* **Task statement**: Transcribe word for word only the span whose first line is the one with "Emit a Python" and whose last line is the one with "110, 60, 20]"; both of those lines belong to it.

* **Records shown**:

_ _ _ _ _

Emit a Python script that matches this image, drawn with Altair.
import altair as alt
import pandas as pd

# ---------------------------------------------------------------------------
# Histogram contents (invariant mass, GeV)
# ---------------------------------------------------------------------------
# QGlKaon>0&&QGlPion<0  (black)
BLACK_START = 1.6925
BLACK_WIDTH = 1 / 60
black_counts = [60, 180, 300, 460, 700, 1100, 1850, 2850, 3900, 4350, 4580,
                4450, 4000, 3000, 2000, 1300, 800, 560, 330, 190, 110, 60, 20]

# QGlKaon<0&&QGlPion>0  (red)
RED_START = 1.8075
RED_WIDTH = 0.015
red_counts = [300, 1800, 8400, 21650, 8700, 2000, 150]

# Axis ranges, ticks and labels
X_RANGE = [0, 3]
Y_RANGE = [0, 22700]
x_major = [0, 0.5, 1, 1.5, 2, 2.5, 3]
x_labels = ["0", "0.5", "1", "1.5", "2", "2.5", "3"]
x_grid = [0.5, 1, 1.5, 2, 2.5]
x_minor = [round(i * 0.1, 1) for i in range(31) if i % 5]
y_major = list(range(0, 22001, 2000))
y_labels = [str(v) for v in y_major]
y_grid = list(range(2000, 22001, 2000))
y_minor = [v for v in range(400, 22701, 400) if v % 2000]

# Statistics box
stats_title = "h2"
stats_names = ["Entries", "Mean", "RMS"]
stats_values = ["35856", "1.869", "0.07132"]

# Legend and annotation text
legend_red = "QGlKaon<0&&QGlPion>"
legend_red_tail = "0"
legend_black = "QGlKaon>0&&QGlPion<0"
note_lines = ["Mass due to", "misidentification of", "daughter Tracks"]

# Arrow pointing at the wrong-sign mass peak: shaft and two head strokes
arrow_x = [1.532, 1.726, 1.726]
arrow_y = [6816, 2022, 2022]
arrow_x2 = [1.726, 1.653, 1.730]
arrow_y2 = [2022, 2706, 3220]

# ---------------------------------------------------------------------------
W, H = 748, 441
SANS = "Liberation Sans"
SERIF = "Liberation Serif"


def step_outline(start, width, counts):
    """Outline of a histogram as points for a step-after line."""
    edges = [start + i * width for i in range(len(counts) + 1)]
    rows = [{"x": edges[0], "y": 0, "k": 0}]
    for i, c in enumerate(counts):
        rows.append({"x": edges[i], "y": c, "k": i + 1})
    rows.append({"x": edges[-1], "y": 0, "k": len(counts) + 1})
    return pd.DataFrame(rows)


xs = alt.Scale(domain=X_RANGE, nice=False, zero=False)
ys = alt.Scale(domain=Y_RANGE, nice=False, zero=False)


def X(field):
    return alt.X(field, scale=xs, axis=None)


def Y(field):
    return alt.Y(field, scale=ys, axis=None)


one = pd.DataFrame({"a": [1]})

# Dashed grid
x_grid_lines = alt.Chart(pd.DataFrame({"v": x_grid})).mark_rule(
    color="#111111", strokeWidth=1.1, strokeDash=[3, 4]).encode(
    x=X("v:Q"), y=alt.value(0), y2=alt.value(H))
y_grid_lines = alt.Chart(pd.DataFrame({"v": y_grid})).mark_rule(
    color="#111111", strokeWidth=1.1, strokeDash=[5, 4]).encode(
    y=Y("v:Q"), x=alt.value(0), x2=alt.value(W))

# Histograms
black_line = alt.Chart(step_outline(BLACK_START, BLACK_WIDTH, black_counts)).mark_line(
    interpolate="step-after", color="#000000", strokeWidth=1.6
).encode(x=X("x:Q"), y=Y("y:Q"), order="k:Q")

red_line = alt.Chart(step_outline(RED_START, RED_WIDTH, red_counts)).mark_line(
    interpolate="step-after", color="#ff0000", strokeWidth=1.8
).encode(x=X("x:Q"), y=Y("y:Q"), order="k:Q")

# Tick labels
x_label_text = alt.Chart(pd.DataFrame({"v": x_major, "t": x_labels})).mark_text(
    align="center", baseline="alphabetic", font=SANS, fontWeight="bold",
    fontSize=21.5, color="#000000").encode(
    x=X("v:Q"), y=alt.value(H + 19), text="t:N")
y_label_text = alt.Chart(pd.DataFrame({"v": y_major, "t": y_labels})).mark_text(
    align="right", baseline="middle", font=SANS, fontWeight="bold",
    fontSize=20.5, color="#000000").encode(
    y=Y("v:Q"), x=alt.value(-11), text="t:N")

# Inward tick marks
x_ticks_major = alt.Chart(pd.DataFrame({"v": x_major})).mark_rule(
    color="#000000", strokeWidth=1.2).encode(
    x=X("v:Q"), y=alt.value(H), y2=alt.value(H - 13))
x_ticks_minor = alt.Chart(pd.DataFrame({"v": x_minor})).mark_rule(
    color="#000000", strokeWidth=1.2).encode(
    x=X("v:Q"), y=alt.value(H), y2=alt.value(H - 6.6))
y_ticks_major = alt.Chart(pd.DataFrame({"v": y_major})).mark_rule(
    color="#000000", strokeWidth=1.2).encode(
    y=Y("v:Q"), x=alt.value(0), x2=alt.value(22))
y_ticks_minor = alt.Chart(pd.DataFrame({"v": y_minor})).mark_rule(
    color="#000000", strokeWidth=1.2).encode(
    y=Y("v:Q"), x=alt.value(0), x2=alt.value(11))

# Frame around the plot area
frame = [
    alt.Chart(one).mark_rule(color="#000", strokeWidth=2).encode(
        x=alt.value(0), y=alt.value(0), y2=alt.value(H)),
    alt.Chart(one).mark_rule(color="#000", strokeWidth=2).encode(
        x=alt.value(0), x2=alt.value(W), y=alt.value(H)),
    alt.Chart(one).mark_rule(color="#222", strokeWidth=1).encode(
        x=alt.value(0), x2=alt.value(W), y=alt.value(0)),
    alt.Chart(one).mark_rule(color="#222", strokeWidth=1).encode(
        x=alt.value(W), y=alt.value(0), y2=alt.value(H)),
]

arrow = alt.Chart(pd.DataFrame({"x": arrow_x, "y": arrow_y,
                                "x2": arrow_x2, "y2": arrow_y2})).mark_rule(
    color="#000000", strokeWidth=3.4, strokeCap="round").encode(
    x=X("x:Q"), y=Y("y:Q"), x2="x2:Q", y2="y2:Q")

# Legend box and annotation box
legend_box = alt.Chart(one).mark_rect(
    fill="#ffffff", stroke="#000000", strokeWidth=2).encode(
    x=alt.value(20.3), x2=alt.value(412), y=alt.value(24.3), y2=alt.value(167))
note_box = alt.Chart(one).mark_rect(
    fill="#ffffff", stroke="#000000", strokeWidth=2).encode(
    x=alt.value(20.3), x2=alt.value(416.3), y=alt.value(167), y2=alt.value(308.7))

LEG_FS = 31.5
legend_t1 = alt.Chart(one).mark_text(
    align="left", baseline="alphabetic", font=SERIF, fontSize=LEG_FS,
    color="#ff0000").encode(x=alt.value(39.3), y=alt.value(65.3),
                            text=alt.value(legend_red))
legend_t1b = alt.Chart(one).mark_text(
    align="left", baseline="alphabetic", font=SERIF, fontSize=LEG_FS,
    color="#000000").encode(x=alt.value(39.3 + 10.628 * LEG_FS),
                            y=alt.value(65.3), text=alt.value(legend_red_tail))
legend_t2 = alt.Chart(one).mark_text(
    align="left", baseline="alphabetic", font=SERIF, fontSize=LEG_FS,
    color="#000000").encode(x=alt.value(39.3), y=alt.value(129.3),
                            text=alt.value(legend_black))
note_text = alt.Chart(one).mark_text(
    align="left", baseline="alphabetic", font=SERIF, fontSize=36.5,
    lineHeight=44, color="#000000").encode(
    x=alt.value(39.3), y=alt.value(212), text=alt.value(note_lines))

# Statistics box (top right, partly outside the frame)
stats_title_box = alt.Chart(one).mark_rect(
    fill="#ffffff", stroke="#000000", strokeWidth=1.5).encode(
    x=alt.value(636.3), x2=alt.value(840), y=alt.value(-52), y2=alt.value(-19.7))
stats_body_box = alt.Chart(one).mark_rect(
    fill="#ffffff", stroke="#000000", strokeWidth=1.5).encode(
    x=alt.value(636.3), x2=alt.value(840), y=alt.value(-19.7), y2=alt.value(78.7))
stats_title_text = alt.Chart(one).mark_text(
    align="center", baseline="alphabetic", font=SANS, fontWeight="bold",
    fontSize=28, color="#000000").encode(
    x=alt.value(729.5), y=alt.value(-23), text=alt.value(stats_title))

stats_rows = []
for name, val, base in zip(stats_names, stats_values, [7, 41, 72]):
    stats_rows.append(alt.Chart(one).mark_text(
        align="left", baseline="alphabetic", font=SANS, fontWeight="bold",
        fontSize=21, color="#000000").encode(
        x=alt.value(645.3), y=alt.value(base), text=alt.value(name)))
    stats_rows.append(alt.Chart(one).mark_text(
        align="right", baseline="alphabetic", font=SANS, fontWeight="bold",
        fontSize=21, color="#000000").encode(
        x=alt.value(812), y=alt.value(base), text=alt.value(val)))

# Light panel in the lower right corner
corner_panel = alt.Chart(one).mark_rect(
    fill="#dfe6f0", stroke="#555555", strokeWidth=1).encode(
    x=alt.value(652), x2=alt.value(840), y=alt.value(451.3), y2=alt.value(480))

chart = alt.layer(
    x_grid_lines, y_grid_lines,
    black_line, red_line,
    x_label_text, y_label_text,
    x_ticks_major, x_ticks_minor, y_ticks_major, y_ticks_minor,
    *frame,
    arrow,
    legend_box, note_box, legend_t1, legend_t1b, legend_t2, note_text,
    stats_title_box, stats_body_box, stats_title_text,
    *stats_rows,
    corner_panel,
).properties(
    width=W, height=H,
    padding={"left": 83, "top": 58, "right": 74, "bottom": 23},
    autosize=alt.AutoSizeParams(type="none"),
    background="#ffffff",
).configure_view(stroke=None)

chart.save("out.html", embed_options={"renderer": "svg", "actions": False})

_ _ _ _ _

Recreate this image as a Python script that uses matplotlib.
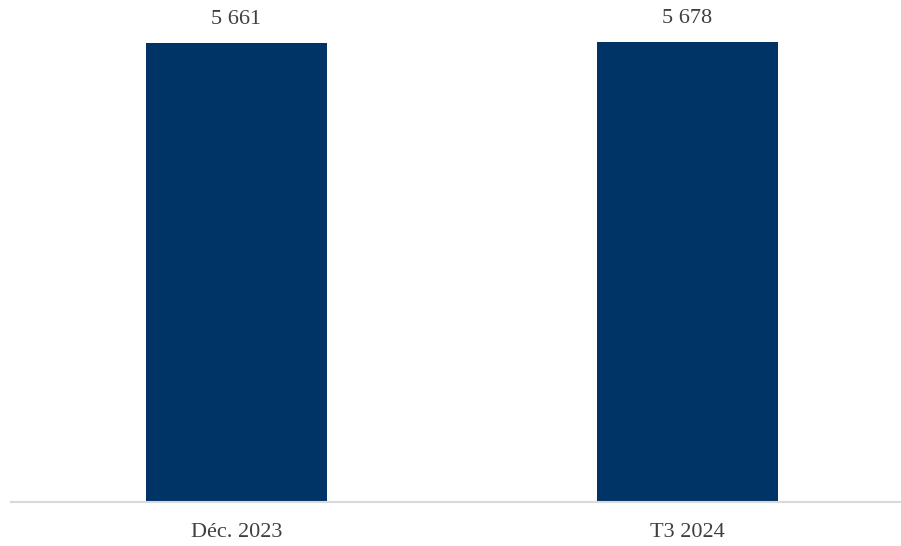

_ _ _ _ _

* **Reply**:
Emit a Python script that matches this image, drawn with Altair.
import altair as alt
import pandas as pd

# ---------------------------------------------------------------------------
# Histogram contents (invariant mass, GeV)
# ---------------------------------------------------------------------------
# QGlKaon>0&&QGlPion<0  (black)
BLACK_START = 1.6925
BLACK_WIDTH = 1 / 60
black_counts = [60, 180, 300, 460, 700, 1100, 1850, 2850, 3900, 4350, 4580,
                4450, 4000, 3000, 2000, 1300, 800, 560, 330, 190, 110, 60, 20]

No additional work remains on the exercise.